■ What you will do
The records below are split into lines. How many of those lines contain the string "draw"? Reply with the number only.

■ Listing
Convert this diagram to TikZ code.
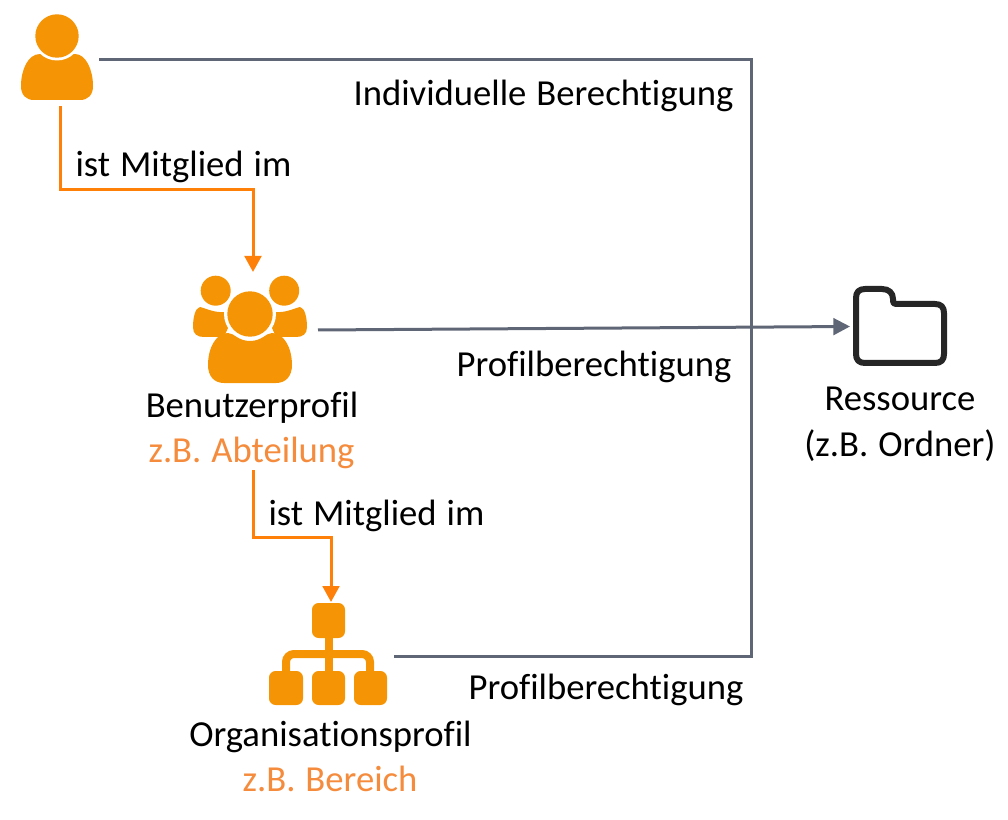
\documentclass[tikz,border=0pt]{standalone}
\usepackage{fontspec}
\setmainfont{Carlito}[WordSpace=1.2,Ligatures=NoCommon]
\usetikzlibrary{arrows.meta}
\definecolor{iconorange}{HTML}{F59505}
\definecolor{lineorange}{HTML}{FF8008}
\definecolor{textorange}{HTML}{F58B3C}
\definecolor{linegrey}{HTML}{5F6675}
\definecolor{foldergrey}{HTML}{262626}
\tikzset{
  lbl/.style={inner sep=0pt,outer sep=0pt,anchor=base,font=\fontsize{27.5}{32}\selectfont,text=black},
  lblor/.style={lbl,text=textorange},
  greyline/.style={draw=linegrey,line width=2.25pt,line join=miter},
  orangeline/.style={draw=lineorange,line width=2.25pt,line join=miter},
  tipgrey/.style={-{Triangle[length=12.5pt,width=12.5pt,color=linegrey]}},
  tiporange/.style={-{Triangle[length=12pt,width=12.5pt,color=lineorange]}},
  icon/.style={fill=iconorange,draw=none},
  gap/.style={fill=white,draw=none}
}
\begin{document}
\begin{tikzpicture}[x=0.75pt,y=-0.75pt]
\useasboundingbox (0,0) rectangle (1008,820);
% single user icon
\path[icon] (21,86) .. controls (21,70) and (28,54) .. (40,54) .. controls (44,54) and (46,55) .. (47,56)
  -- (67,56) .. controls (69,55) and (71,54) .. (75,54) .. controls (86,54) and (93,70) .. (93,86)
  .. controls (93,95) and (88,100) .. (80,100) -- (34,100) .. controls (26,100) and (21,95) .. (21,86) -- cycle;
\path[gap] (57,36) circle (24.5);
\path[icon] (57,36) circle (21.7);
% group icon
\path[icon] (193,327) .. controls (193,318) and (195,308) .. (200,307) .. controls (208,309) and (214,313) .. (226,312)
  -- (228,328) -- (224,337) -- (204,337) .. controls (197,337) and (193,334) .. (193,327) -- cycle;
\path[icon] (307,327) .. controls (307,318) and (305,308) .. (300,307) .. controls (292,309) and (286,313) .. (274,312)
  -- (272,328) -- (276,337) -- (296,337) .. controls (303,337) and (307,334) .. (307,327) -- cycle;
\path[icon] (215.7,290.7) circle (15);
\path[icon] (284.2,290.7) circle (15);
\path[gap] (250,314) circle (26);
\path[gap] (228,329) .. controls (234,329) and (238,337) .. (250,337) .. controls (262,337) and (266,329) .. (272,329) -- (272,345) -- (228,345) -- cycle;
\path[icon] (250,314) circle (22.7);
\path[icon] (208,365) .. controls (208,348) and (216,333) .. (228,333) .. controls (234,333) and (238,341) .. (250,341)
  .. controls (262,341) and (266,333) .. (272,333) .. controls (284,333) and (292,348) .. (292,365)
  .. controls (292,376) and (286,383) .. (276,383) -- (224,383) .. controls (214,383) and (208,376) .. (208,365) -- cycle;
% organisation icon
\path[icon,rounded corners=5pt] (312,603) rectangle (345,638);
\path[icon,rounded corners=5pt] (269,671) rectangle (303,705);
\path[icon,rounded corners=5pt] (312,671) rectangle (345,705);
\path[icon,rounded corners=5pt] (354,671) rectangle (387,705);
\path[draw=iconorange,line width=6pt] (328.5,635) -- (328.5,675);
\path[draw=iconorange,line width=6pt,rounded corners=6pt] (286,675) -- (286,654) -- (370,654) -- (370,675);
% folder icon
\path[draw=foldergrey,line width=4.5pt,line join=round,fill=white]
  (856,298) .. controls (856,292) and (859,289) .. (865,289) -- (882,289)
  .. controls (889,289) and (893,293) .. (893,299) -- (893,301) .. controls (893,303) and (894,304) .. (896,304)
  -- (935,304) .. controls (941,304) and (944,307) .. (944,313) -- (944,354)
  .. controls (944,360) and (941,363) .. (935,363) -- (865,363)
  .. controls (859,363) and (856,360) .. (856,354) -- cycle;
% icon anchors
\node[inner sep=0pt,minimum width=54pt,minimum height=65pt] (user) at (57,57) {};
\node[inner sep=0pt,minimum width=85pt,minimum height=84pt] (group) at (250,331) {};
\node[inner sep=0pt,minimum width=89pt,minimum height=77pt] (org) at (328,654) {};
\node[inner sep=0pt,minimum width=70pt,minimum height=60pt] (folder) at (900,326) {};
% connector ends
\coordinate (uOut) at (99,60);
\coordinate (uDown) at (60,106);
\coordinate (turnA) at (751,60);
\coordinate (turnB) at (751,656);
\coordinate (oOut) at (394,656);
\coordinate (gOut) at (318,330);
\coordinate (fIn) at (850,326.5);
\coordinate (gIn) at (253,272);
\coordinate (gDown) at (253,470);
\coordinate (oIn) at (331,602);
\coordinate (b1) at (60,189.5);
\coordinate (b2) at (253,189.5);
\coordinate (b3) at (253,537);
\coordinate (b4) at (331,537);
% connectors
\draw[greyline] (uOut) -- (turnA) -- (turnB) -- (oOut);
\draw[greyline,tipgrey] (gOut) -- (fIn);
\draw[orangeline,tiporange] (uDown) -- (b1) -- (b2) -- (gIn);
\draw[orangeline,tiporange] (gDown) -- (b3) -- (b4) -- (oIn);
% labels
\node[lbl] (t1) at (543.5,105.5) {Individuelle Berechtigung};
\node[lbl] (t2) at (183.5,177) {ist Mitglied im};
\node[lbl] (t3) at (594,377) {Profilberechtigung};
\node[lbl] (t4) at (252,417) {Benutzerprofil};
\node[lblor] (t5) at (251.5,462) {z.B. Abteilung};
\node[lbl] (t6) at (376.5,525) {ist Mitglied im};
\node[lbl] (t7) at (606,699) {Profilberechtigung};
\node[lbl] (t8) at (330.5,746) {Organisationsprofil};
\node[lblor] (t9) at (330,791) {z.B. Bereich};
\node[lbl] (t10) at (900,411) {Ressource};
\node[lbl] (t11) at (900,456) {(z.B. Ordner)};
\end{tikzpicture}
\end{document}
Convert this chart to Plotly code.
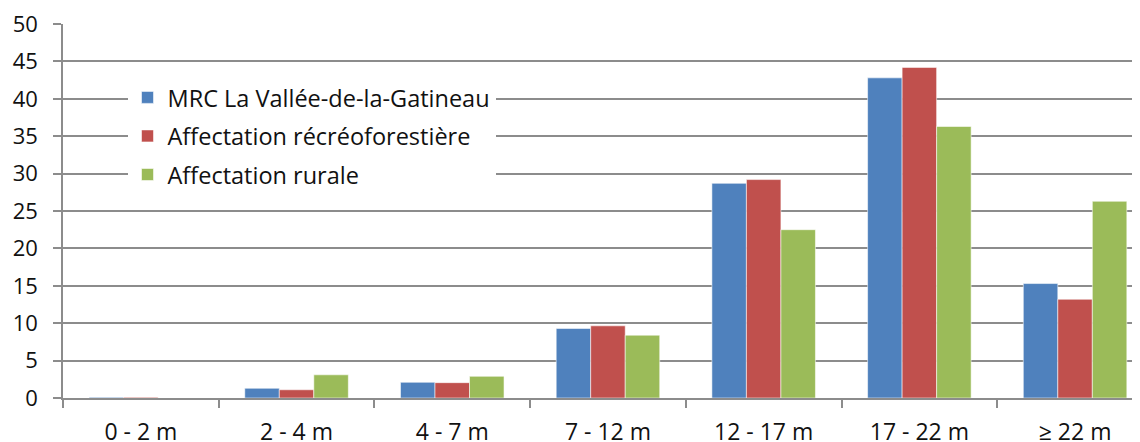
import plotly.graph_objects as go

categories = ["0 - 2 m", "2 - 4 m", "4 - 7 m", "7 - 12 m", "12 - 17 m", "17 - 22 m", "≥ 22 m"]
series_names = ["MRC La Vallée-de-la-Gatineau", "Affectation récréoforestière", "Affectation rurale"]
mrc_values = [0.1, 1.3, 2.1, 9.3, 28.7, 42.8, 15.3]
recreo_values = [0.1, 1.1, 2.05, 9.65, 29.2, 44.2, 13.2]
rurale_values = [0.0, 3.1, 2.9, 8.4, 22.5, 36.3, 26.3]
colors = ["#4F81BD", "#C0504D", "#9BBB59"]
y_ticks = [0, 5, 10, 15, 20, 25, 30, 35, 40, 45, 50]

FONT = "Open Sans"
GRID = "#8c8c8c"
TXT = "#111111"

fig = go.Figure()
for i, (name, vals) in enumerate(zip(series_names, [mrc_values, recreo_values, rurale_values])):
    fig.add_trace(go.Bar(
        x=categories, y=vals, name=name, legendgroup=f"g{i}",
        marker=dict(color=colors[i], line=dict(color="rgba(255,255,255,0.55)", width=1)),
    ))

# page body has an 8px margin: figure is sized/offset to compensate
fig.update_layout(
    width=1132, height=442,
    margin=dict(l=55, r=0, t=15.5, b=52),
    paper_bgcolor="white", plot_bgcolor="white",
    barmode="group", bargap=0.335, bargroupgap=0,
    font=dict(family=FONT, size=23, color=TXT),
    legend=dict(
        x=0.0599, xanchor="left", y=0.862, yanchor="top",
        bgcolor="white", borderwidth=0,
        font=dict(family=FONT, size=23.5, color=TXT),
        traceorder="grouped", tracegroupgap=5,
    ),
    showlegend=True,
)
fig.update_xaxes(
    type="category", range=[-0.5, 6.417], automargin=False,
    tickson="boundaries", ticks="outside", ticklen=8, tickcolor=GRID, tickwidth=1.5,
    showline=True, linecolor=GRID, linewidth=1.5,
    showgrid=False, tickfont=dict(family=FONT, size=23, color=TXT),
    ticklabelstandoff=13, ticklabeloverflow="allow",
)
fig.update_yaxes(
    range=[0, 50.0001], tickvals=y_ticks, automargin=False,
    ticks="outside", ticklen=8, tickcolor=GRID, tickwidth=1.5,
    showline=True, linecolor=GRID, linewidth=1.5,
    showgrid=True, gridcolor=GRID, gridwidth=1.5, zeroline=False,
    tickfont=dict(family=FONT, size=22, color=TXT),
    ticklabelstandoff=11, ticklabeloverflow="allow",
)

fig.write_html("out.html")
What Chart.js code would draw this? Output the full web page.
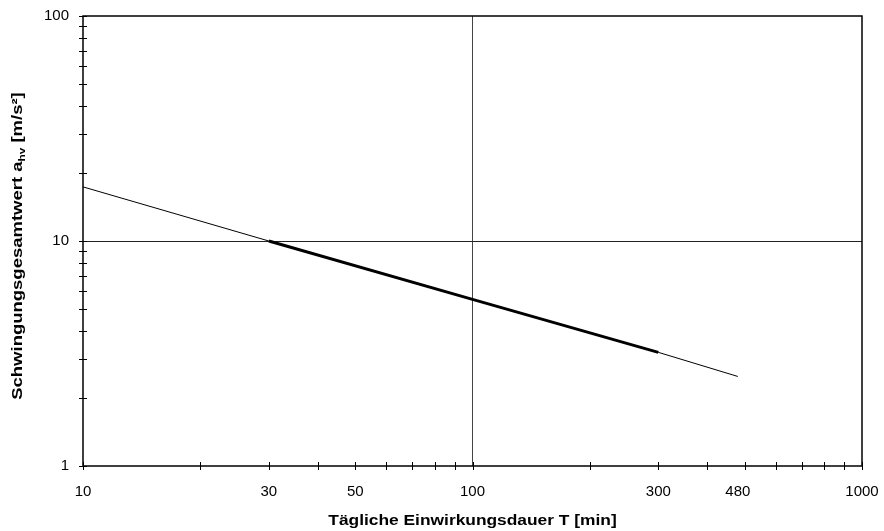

■ Full answer
12